REQUIRED TASK: Without the images, write out the whole listing exactly.

INFORMATION PROVIDED:
..............................

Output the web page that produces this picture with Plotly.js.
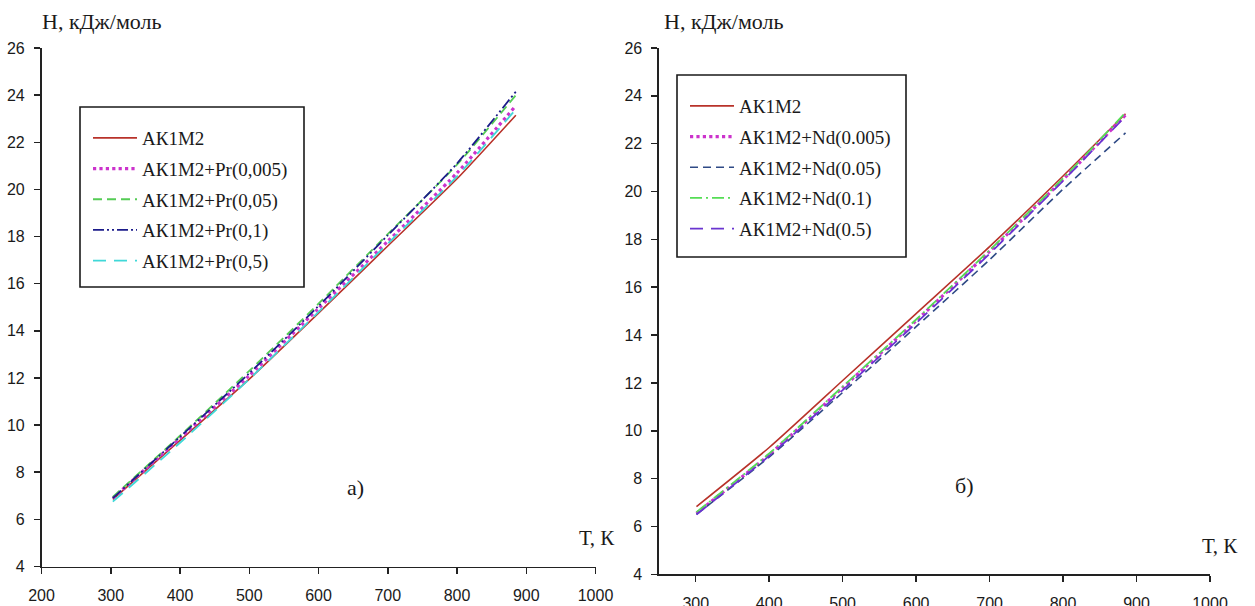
<!DOCTYPE html>
<html>
<head>
<meta charset="utf-8">
<script src="https://cdn.plot.ly/plotly-3.0.1.min.js"></script>
<style>html,body{margin:0;padding:0;background:#fff;}#chart{width:1255px;height:606px;}</style>
</head>
<body>
<div id="chart"></div>
<script>
// ---- data ----
const T_LEFT = [303, 400, 500, 600, 700, 800, 885];
const H_AK1M2_L = [6.85, 9.35, 11.95, 14.75, 17.6, 20.45, 23.15];
const H_PR_0005 = [6.9, 9.45, 12.1, 14.95, 17.8, 20.7, 23.55];
const H_PR_005 = [6.95, 9.55, 12.3, 15.15, 18.1, 21.05, 24.0];
const H_PR_01 = [6.9, 9.5, 12.2, 15.05, 18.05, 21.1, 24.15];
const H_PR_05 = [6.75, 9.25, 11.95, 14.8, 17.7, 20.55, 23.4];

const T_RIGHT = [301, 400, 500, 600, 700, 800, 885];
const H_AK1M2_R = [6.83, 9.3, 12.1, 14.9, 17.7, 20.65, 23.25];
const H_ND_0005 = [6.55, 9.0, 11.8, 14.6, 17.5, 20.5, 23.2];
const H_ND_005 = [6.5, 8.9, 11.6, 14.35, 17.15, 20.1, 22.45];
const H_ND_01 = [6.6, 9.05, 11.85, 14.65, 17.55, 20.55, 23.3];
const H_ND_05 = [6.5, 8.95, 11.7, 14.5, 17.4, 20.45, 23.15];

const NAMES_LEFT = ['АК1М2', 'АК1М2+Pr(0,005)', 'АК1М2+Pr(0,05)', 'АК1М2+Pr(0,1)', 'АК1М2+Pr(0,5)'];
const NAMES_RIGHT = ['АК1М2', 'АК1М2+Nd(0.005)', 'АК1М2+Nd(0.05)', 'АК1М2+Nd(0.1)', 'АК1М2+Nd(0.5)'];

const Y_TITLE = 'Н, кДж/моль';
const X_TITLE = 'Т, К';
const PANEL_A = 'а)';
const PANEL_B = 'б)';

// ---- styles ----
const W = 1255, H = 606;
const px = v => v / W;
const py = v => (H - v) / H;
const SERIF = 'Liberation Serif, Times New Roman, serif';
const SANS = 'Liberation Sans, Arial, sans-serif';

function tr(x, y, name, color, dash, width, xa, ya, legend, grp) {
  return {
    x: x, y: y, name: name, type: 'scatter', mode: 'lines',
    line: {color: color, dash: dash, width: width, shape: 'spline', smoothing: 0.6},
    xaxis: xa, yaxis: ya, legend: legend, legendgroup: grp, hoverinfo: 'skip'
  };
}

const traces = [
  tr(T_LEFT, H_AK1M2_L, NAMES_LEFT[0], '#b8322a', 'solid', 1.6, 'x', 'y', 'legend', 'a1'),
  tr(T_LEFT, H_PR_0005, NAMES_LEFT[1], '#cc33cc', 'dot', 3.2, 'x', 'y', 'legend', 'a2'),
  tr(T_LEFT, H_PR_005, NAMES_LEFT[2], '#55cc55', '9px,5px', 1.8, 'x', 'y', 'legend', 'a3'),
  tr(T_LEFT, H_PR_01, NAMES_LEFT[3], '#1c1c8a', '11px,3px,2px,3px,2px,3px', 1.8, 'x', 'y', 'legend', 'a4'),
  tr(T_LEFT, H_PR_05, NAMES_LEFT[4], '#40d8d8', '13px,8px', 1.8, 'x', 'y', 'legend', 'a5'),

  tr(T_RIGHT, H_AK1M2_R, NAMES_RIGHT[0], '#b8322a', 'solid', 1.6, 'x2', 'y2', 'legend2', 'b1'),
  tr(T_RIGHT, H_ND_0005, NAMES_RIGHT[1], '#cc33cc', 'dot', 3.2, 'x2', 'y2', 'legend2', 'b2'),
  tr(T_RIGHT, H_ND_005, NAMES_RIGHT[2], '#2f4a86', '8px,5px', 1.6, 'x2', 'y2', 'legend2', 'b3'),
  tr(T_RIGHT, H_ND_01, NAMES_RIGHT[3], '#55dd55', '12px,4px,2px,4px', 1.8, 'x2', 'y2', 'legend2', 'b4'),
  tr(T_RIGHT, H_ND_05, NAMES_RIGHT[4], '#6a35d0', '13px,8px', 1.8, 'x2', 'y2', 'legend2', 'b5')
];

function xax(domain, range) {
  return {
    domain: domain, range: range, dtick: 100, tick0: 0, ticks: 'outside', ticklen: 6, tickwidth: 1.5,
    tickcolor: '#222', showline: true, linecolor: '#222', linewidth: 1.6, showgrid: false, zeroline: false,
    tickfont: {family: SANS, size: 16, color: '#1a1a1a'}, ticklabelstandoff: 8, fixedrange: true
  };
}
function yax(domain, anchor) {
  return {
    domain: domain, range: [4, 26], dtick: 2, tick0: 0, ticks: 'outside', ticklen: 6, tickwidth: 1.5,
    tickcolor: '#222', showline: true, linecolor: '#222', linewidth: 1.6, showgrid: false, zeroline: false,
    tickfont: {family: SANS, size: 16, color: '#1a1a1a'}, ticklabelstandoff: 6, anchor: anchor, fixedrange: true
  };
}

const legendBase = {
  font: {family: SERIF, size: 19, color: '#1a1a1a'},
  bgcolor: 'rgba(0,0,0,0)', borderwidth: 0, traceorder: 'grouped', tracegroupgap: 3,
  itemwidth: 44, xanchor: 'left', yanchor: 'top'
};

function ann(text, x, y, size, xanchor) {
  return {text: text, x: px(x), y: py(y), xref: 'paper', yref: 'paper', showarrow: false,
          xanchor: xanchor || 'center', yanchor: 'middle',
          font: {family: SERIF, size: size, color: '#1a1a1a'}};
}

const layout = {
  width: W, height: H,
  margin: {l: 0, r: 0, t: 0, b: 0},
  paper_bgcolor: '#fff', plot_bgcolor: 'rgba(0,0,0,0)',
  showlegend: true,
  xaxis: Object.assign(xax([px(41.5), px(595.5)], [200, 1000]), {anchor: 'y'}),
  yaxis: yax([py(566.5), py(48)], 'x'),
  xaxis2: Object.assign(xax([px(659), px(1210)], [250, 1000]), {anchor: 'y2'}),
  yaxis2: yax([py(574.3), py(48)], 'x2'),
  legend: Object.assign({}, legendBase, {x: px(88), y: py(119)}),
  legend2: Object.assign({}, legendBase, {x: px(685), y: py(87)}),
  shapes: [
    {type: 'rect', xref: 'paper', yref: 'paper', x0: px(80), x1: px(304), y0: py(287), y1: py(107),
     line: {color: '#1a1a1a', width: 1.6}, fillcolor: 'rgba(0,0,0,0)', layer: 'below'},
    {type: 'rect', xref: 'paper', yref: 'paper', x0: px(677), x1: px(906), y0: py(257), y1: py(75),
     line: {color: '#1a1a1a', width: 1.6}, fillcolor: 'rgba(0,0,0,0)', layer: 'below'}
  ],
  annotations: [
    ann(Y_TITLE, 40, 22, 22, 'left'),
    ann(Y_TITLE, 662, 22, 22, 'left'),
    ann(X_TITLE, 597, 538, 21),
    ann(X_TITLE, 1220, 546, 21),
    ann(PANEL_A, 355, 487, 22),
    ann(PANEL_B, 964, 485, 22)
  ]
};

Plotly.newPlot('chart', traces, layout, {displayModeBar: false, staticPlot: true});
</script>
</body>
</html>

..............................

EXERCISE RESULT:
Output the web page that produces this picture with Plotly.js.
<!DOCTYPE html>
<html>
<head>
<meta charset="utf-8">
<script src="https://cdn.plot.ly/plotly-3.0.1.min.js"></script>
<style>html,body{margin:0;padding:0;background:#fff;}#chart{width:1255px;height:606px;}</style>
</head>
<body>
<div id="chart"></div>
<script>
// ---- data ----
const T_LEFT = [303, 400, 500, 600, 700, 800, 885];
const H_AK1M2_L = [6.85, 9.35, 11.95, 14.75, 17.6, 20.45, 23.15];
const H_PR_0005 = [6.9, 9.45, 12.1, 14.95, 17.8, 20.7, 23.55];
const H_PR_005 = [6.95, 9.55, 12.3, 15.15, 18.1, 21.05, 24.0];
const H_PR_01 = [6.9, 9.5, 12.2, 15.05, 18.05, 21.1, 24.15];
const H_PR_05 = [6.75, 9.25, 11.95, 14.8, 17.7, 20.55, 23.4];

const T_RIGHT = [301, 400, 500, 600, 700, 800, 885];
const H_AK1M2_R = [6.83, 9.3, 12.1, 14.9, 17.7, 20.65, 23.25];
const H_ND_0005 = [6.55, 9.0, 11.8, 14.6, 17.5, 20.5, 23.2];
const H_ND_005 = [6.5, 8.9, 11.6, 14.35, 17.15, 20.1, 22.45];
const H_ND_01 = [6.6, 9.05, 11.85, 14.65, 17.55, 20.55, 23.3];
const H_ND_05 = [6.5, 8.95, 11.7, 14.5, 17.4, 20.45, 23.15];

const NAMES_LEFT = ['АК1М2', 'АК1М2+Pr(0,005)', 'АК1М2+Pr(0,05)', 'АК1М2+Pr(0,1)', 'АК1М2+Pr(0,5)'];
const NAMES_RIGHT = ['АК1М2', 'АК1М2+Nd(0.005)', 'АК1М2+Nd(0.05)', 'АК1М2+Nd(0.1)', 'АК1М2+Nd(0.5)'];

const Y_TITLE = 'Н, кДж/моль';
const X_TITLE = 'Т, К';
const PANEL_A = 'а)';
const PANEL_B = 'б)';

// ---- styles ----
const W = 1255, H = 606;
const px = v => v / W;
const py = v => (H - v) / H;
const SERIF = 'Liberation Serif, Times New Roman, serif';
const SANS = 'Liberation Sans, Arial, sans-serif';

function tr(x, y, name, color, dash, width, xa, ya, legend, grp) {
  return {
    x: x, y: y, name: name, type: 'scatter', mode: 'lines',
    line: {color: color, dash: dash, width: width, shape: 'spline', smoothing: 0.6},
    xaxis: xa, yaxis: ya, legend: legend, legendgroup: grp, hoverinfo: 'skip'
  };
}

const traces = [
  tr(T_LEFT, H_AK1M2_L, NAMES_LEFT[0], '#b8322a', 'solid', 1.6, 'x', 'y', 'legend', 'a1'),
  tr(T_LEFT, H_PR_0005, NAMES_LEFT[1], '#cc33cc', 'dot', 3.2, 'x', 'y', 'legend', 'a2'),
  tr(T_LEFT, H_PR_005, NAMES_LEFT[2], '#55cc55', '9px,5px', 1.8, 'x', 'y', 'legend', 'a3'),
  tr(T_LEFT, H_PR_01, NAMES_LEFT[3], '#1c1c8a', '11px,3px,2px,3px,2px,3px', 1.8, 'x', 'y', 'legend', 'a4'),
  tr(T_LEFT, H_PR_05, NAMES_LEFT[4], '#40d8d8', '13px,8px', 1.8, 'x', 'y', 'legend', 'a5'),

  tr(T_RIGHT, H_AK1M2_R, NAMES_RIGHT[0], '#b8322a', 'solid', 1.6, 'x2', 'y2', 'legend2', 'b1'),
  tr(T_RIGHT, H_ND_0005, NAMES_RIGHT[1], '#cc33cc', 'dot', 3.2, 'x2', 'y2', 'legend2', 'b2'),
  tr(T_RIGHT, H_ND_005, NAMES_RIGHT[2], '#2f4a86', '8px,5px', 1.6, 'x2', 'y2', 'legend2', 'b3'),
  tr(T_RIGHT, H_ND_01, NAMES_RIGHT[3], '#55dd55', '12px,4px,2px,4px', 1.8, 'x2', 'y2', 'legend2', 'b4'),
  tr(T_RIGHT, H_ND_05, NAMES_RIGHT[4], '#6a35d0', '13px,8px', 1.8, 'x2', 'y2', 'legend2', 'b5')
];

function xax(domain, range) {
  return {
    domain: domain, range: range, dtick: 100, tick0: 0, ticks: 'outside', ticklen: 6, tickwidth: 1.5,
    tickcolor: '#222', showline: true, linecolor: '#222', linewidth: 1.6, showgrid: false, zeroline: false,
    tickfont: {family: SANS, size: 16, color: '#1a1a1a'}, ticklabelstandoff: 8, fixedrange: true
  };
}
function yax(domain, anchor) {
  return {
    domain: domain, range: [4, 26], dtick: 2, tick0: 0, ticks: 'outside', ticklen: 6, tickwidth: 1.5,
    tickcolor: '#222', showline: true, linecolor: '#222', linewidth: 1.6, showgrid: false, zeroline: false,
    tickfont: {family: SANS, size: 16, color: '#1a1a1a'}, ticklabelstandoff: 6, anchor: anchor, fixedrange: true
  };
}

const legendBase = {
  font: {family: SERIF, size: 19, color: '#1a1a1a'},
  bgcolor: 'rgba(0,0,0,0)', borderwidth: 0, traceorder: 'grouped', tracegroupgap: 3,
  itemwidth: 44, xanchor: 'left', yanchor: 'top'
};

function ann(text, x, y, size, xanchor) {
  return {text: text, x: px(x), y: py(y), xref: 'paper', yref: 'paper', showarrow: false,
          xanchor: xanchor || 'center', yanchor: 'middle',
          font: {family: SERIF, size: size, color: '#1a1a1a'}};
}

const layout = {
  width: W, height: H,
  margin: {l: 0, r: 0, t: 0, b: 0},
  paper_bgcolor: '#fff', plot_bgcolor: 'rgba(0,0,0,0)',
  showlegend: true,
  xaxis: Object.assign(xax([px(41.5), px(595.5)], [200, 1000]), {anchor: 'y'}),
  yaxis: yax([py(566.5), py(48)], 'x'),
  xaxis2: Object.assign(xax([px(659), px(1210)], [250, 1000]), {anchor: 'y2'}),
  yaxis2: yax([py(574.3), py(48)], 'x2'),
  legend: Object.assign({}, legendBase, {x: px(88), y: py(119)}),
  legend2: Object.assign({}, legendBase, {x: px(685), y: py(87)}),
  shapes: [
    {type: 'rect', xref: 'paper', yref: 'paper', x0: px(80), x1: px(304), y0: py(287), y1: py(107),
     line: {color: '#1a1a1a', width: 1.6}, fillcolor: 'rgba(0,0,0,0)', layer: 'below'},
    {type: 'rect', xref: 'paper', yref: 'paper', x0: px(677), x1: px(906), y0: py(257), y1: py(75),
     line: {color: '#1a1a1a', width: 1.6}, fillcolor: 'rgba(0,0,0,0)', layer: 'below'}
  ],
  annotations: [
    ann(Y_TITLE, 40, 22, 22, 'left'),
    ann(Y_TITLE, 662, 22, 22, 'left'),
    ann(X_TITLE, 597, 538, 21),
    ann(X_TITLE, 1220, 546, 21),
    ann(PANEL_A, 355, 487, 22),
    ann(PANEL_B, 964, 485, 22)
  ]
};

Plotly.newPlot('chart', traces, layout, {displayModeBar: false, staticPlot: true});
</script>
</body>
</html>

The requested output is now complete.